**Supplied information**
--------

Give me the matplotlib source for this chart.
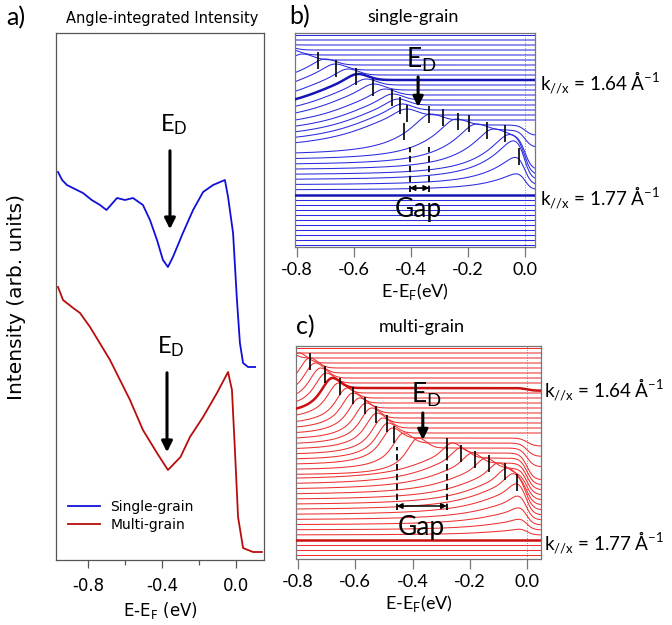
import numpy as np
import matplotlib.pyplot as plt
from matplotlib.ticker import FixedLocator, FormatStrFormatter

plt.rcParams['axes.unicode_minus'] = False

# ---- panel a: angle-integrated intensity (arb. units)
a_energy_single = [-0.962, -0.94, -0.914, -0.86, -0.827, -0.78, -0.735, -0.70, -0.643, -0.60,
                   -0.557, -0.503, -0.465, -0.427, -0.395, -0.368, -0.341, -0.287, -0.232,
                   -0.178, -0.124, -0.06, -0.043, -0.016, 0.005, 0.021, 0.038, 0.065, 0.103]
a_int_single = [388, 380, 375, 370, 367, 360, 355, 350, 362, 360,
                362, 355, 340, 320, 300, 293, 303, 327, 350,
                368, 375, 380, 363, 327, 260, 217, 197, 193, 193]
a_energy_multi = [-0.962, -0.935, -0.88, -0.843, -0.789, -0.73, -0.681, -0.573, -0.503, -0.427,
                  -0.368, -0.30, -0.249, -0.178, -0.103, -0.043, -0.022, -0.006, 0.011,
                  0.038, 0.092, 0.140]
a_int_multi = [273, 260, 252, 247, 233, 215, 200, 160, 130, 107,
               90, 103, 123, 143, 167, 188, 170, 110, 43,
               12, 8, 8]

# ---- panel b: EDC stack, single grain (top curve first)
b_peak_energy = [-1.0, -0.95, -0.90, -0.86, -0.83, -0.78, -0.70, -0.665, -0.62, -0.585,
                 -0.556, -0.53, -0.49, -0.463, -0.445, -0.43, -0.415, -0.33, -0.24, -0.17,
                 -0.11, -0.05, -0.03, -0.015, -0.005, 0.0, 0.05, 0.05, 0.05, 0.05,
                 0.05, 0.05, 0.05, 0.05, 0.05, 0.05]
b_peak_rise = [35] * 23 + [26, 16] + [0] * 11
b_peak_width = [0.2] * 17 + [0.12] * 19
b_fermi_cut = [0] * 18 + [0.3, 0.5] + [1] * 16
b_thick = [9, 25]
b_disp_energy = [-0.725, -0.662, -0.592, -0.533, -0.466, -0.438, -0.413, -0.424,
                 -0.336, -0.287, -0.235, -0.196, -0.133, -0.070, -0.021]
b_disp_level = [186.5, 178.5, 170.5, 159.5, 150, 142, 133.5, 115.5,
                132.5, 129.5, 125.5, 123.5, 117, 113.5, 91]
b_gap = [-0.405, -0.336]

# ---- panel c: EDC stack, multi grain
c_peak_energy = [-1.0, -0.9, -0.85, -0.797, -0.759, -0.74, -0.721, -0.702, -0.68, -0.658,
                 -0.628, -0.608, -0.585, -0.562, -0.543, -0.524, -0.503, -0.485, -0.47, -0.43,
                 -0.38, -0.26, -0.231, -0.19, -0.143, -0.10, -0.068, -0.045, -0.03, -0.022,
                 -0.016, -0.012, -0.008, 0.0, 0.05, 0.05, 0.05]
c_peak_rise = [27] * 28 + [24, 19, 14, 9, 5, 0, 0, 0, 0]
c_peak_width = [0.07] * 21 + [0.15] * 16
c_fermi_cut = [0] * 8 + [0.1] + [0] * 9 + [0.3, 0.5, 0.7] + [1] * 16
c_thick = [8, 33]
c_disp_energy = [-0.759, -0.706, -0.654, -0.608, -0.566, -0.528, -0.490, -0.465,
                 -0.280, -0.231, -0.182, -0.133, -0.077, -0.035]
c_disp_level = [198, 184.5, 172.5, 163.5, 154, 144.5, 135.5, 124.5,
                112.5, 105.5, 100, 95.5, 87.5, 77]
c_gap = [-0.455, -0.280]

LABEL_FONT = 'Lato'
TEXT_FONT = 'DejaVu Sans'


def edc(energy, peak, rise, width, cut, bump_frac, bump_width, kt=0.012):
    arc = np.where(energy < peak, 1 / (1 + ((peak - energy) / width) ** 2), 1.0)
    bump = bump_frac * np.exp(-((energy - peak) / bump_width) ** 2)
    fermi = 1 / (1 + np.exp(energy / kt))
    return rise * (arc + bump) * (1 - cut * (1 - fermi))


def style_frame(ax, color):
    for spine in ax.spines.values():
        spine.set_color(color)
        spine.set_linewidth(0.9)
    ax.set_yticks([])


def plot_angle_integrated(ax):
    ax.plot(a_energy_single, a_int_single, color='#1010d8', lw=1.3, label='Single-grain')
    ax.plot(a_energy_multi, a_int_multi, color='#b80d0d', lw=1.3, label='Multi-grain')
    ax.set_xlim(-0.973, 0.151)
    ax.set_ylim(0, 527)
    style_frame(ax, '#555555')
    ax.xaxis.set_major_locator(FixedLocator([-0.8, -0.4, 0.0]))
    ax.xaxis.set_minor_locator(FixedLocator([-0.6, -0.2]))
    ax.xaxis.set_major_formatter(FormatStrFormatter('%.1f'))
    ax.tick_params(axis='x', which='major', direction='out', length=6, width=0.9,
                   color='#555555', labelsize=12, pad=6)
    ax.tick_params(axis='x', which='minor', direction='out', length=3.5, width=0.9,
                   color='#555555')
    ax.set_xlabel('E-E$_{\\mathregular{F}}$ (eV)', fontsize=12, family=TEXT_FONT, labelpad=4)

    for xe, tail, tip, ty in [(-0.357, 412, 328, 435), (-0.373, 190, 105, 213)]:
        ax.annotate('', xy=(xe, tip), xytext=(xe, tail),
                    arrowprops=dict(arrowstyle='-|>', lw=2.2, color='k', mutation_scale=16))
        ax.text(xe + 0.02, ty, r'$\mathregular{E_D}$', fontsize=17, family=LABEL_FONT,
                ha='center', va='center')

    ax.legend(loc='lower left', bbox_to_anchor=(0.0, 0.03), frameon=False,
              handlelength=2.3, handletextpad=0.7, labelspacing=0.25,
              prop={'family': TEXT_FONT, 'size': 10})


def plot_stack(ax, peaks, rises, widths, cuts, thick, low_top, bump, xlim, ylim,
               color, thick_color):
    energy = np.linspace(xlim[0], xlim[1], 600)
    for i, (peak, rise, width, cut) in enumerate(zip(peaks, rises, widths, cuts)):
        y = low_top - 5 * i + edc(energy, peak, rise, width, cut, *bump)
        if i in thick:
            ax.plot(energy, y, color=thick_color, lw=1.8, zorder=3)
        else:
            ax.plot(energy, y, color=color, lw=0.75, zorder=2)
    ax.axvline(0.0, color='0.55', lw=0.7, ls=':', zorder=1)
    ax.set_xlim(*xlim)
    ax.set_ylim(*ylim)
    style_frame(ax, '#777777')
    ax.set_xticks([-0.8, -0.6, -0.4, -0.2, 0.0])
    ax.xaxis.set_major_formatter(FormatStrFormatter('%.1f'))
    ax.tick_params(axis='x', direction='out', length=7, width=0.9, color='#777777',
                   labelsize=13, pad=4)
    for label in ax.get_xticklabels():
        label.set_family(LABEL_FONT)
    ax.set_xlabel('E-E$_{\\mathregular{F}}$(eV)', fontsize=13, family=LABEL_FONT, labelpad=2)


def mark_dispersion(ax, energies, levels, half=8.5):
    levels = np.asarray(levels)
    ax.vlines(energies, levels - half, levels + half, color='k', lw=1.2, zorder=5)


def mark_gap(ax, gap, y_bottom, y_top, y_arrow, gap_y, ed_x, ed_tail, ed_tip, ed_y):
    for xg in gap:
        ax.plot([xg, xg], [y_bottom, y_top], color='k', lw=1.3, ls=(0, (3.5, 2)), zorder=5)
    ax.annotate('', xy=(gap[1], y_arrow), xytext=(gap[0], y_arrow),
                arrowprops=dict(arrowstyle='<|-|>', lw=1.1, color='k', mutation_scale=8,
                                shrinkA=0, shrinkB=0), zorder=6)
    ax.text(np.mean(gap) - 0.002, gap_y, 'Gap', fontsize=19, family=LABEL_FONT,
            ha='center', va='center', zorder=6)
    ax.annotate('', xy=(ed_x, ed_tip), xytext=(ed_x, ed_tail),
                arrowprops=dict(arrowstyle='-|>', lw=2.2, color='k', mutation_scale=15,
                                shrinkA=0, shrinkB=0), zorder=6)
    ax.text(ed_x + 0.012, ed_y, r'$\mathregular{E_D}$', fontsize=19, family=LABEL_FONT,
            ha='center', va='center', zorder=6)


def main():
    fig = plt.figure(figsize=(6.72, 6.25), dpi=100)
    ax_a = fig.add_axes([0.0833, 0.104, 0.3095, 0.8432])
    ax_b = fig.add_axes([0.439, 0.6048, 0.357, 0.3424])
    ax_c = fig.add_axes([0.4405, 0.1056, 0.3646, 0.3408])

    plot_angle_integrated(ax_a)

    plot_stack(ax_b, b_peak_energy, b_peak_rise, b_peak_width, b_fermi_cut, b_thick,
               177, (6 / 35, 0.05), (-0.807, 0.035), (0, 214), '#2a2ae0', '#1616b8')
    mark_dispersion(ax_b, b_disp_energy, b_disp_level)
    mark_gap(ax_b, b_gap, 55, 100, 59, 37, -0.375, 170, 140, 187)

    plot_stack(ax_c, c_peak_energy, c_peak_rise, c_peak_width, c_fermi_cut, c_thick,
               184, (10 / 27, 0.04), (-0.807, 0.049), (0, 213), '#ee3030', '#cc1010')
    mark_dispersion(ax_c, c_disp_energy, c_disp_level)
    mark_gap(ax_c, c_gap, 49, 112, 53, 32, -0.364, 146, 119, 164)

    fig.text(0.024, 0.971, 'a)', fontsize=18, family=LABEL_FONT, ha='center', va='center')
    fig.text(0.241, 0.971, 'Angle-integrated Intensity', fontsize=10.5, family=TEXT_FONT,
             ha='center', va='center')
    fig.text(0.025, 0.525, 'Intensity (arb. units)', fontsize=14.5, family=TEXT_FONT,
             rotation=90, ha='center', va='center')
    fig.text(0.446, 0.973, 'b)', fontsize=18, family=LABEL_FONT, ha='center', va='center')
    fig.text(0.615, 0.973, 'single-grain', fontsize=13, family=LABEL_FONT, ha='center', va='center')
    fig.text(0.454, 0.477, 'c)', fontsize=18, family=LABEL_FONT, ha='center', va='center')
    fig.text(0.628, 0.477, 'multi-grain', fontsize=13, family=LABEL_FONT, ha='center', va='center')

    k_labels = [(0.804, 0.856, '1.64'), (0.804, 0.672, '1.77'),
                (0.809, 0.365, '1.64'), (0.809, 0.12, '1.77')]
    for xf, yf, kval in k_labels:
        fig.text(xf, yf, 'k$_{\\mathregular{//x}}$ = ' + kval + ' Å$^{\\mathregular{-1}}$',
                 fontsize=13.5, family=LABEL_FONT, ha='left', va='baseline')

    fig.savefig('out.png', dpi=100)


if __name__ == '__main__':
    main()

--------

**Written task**
Each line from the top of the material through the line containing "b_gap = [-0.405, -0.336]" should be reproduced exactly; please drop any images.

**The output**
Give me the matplotlib source for this chart.
import numpy as np
import matplotlib.pyplot as plt
from matplotlib.ticker import FixedLocator, FormatStrFormatter

plt.rcParams['axes.unicode_minus'] = False

# ---- panel a: angle-integrated intensity (arb. units)
a_energy_single = [-0.962, -0.94, -0.914, -0.86, -0.827, -0.78, -0.735, -0.70, -0.643, -0.60,
                   -0.557, -0.503, -0.465, -0.427, -0.395, -0.368, -0.341, -0.287, -0.232,
                   -0.178, -0.124, -0.06, -0.043, -0.016, 0.005, 0.021, 0.038, 0.065, 0.103]
a_int_single = [388, 380, 375, 370, 367, 360, 355, 350, 362, 360,
                362, 355, 340, 320, 300, 293, 303, 327, 350,
                368, 375, 380, 363, 327, 260, 217, 197, 193, 193]
a_energy_multi = [-0.962, -0.935, -0.88, -0.843, -0.789, -0.73, -0.681, -0.573, -0.503, -0.427,
                  -0.368, -0.30, -0.249, -0.178, -0.103, -0.043, -0.022, -0.006, 0.011,
                  0.038, 0.092, 0.140]
a_int_multi = [273, 260, 252, 247, 233, 215, 200, 160, 130, 107,
               90, 103, 123, 143, 167, 188, 170, 110, 43,
               12, 8, 8]

# ---- panel b: EDC stack, single grain (top curve first)
b_peak_energy = [-1.0, -0.95, -0.90, -0.86, -0.83, -0.78, -0.70, -0.665, -0.62, -0.585,
                 -0.556, -0.53, -0.49, -0.463, -0.445, -0.43, -0.415, -0.33, -0.24, -0.17,
                 -0.11, -0.05, -0.03, -0.015, -0.005, 0.0, 0.05, 0.05, 0.05, 0.05,
                 0.05, 0.05, 0.05, 0.05, 0.05, 0.05]
b_peak_rise = [35] * 23 + [26, 16] + [0] * 11
b_peak_width = [0.2] * 17 + [0.12] * 19
b_fermi_cut = [0] * 18 + [0.3, 0.5] + [1] * 16
b_thick = [9, 25]
b_disp_energy = [-0.725, -0.662, -0.592, -0.533, -0.466, -0.438, -0.413, -0.424,
                 -0.336, -0.287, -0.235, -0.196, -0.133, -0.070, -0.021]
b_disp_level = [186.5, 178.5, 170.5, 159.5, 150, 142, 133.5, 115.5,
                132.5, 129.5, 125.5, 123.5, 117, 113.5, 91]
b_gap = [-0.405, -0.336]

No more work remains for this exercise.